• Exercise:
Which lines fall between the line holding "Rebuild this chart" and the line holding "import plotly.graph_objects as go", inclusive? Retype them exactly, without the pictures, and add nothing else.

(Records from a dataset)
◆ ◆ ◆ ◆
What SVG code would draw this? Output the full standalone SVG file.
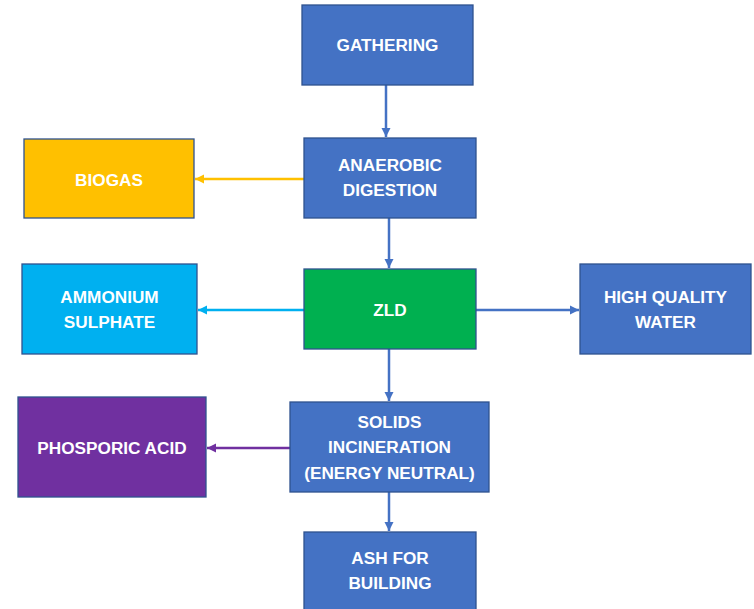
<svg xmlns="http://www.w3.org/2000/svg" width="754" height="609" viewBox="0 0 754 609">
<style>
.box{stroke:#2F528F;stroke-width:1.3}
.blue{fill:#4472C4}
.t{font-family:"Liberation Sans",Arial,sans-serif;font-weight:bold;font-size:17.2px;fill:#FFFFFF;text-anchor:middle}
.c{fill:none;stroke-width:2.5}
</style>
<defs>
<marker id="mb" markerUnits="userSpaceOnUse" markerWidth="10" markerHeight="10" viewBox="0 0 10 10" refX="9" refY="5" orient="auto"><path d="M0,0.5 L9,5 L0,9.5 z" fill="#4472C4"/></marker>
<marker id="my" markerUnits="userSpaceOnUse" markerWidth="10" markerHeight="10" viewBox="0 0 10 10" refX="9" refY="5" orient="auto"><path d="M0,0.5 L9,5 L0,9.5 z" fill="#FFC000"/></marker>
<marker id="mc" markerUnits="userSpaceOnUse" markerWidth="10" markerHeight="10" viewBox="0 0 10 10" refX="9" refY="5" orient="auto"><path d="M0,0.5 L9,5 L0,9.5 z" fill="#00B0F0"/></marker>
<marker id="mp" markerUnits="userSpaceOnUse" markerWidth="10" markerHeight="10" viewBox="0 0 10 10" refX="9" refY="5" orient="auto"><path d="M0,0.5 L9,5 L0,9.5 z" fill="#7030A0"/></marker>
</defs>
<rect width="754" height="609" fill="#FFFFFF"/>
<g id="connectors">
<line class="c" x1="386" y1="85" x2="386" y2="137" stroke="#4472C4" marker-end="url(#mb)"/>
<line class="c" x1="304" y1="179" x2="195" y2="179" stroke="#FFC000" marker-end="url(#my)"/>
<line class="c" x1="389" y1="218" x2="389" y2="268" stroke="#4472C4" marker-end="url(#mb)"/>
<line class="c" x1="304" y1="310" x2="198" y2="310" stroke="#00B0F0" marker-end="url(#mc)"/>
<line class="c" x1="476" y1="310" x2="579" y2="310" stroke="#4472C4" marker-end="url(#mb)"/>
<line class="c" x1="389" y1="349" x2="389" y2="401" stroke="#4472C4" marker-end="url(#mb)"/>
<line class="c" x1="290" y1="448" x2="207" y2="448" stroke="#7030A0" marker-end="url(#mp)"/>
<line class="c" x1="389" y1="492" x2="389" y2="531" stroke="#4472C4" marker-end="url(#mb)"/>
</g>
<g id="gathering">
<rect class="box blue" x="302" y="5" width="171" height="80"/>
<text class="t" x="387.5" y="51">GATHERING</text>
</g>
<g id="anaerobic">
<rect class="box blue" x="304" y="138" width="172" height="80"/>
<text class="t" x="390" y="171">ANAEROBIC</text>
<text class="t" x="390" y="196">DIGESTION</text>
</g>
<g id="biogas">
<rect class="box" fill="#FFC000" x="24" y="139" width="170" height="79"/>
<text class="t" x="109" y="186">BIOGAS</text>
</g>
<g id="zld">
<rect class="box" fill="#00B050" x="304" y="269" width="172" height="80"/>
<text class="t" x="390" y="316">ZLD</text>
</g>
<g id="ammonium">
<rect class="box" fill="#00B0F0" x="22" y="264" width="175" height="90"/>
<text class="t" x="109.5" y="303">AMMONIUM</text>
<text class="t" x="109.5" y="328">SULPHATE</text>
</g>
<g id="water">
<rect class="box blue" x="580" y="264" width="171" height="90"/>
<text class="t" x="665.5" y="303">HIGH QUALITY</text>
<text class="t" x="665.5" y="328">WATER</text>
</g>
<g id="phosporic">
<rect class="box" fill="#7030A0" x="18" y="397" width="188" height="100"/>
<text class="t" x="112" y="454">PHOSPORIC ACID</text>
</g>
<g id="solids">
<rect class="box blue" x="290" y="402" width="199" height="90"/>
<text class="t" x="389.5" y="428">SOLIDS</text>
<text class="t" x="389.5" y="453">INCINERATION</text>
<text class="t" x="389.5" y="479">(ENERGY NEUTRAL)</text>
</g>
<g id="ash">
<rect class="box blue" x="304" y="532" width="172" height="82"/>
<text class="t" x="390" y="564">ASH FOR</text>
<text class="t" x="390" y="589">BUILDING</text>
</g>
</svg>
◆ ◆ ◆ ◆
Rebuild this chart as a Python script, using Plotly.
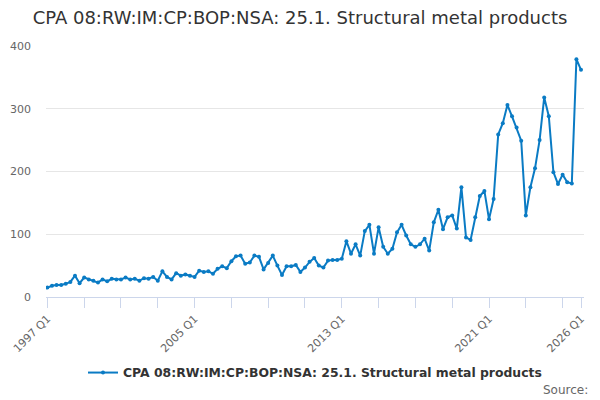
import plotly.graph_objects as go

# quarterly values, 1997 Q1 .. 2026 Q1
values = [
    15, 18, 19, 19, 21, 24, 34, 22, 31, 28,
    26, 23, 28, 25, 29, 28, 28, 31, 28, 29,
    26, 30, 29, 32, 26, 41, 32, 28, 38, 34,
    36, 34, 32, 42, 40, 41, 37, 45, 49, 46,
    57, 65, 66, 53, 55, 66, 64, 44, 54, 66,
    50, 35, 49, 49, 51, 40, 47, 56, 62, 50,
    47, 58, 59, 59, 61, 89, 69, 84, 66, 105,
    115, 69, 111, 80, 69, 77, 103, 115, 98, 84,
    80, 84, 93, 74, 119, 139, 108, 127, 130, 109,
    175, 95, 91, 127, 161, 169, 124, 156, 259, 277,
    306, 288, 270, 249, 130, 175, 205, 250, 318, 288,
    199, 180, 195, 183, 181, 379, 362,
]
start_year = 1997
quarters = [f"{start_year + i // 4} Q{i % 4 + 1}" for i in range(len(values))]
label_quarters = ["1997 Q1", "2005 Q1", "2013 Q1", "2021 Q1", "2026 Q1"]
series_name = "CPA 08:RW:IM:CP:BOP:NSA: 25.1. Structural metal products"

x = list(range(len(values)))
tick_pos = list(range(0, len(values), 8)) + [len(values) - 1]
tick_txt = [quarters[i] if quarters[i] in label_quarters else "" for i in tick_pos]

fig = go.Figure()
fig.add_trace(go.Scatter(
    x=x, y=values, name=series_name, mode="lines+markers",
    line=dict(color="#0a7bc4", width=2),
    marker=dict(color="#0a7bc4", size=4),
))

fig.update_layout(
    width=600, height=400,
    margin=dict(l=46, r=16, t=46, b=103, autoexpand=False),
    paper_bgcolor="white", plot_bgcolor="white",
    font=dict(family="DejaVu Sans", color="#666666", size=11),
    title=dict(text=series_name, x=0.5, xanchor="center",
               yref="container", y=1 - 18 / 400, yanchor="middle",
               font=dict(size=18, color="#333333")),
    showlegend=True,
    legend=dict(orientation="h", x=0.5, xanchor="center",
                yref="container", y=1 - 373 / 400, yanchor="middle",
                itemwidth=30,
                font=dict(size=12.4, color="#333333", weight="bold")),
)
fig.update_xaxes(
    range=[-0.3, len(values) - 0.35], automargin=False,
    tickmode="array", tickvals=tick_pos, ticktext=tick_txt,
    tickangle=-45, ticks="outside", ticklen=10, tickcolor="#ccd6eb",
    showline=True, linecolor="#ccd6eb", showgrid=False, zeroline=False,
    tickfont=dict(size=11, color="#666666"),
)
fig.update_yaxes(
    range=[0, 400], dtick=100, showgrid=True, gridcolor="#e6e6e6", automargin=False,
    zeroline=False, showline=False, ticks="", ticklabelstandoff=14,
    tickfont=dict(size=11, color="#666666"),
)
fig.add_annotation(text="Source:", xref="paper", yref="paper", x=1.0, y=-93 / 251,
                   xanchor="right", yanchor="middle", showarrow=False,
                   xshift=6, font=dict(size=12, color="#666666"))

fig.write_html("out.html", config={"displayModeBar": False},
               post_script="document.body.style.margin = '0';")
◆ ◆ ◆ ◆
• Task output:
Rebuild this chart as a Python script, using Plotly.
import plotly.graph_objects as go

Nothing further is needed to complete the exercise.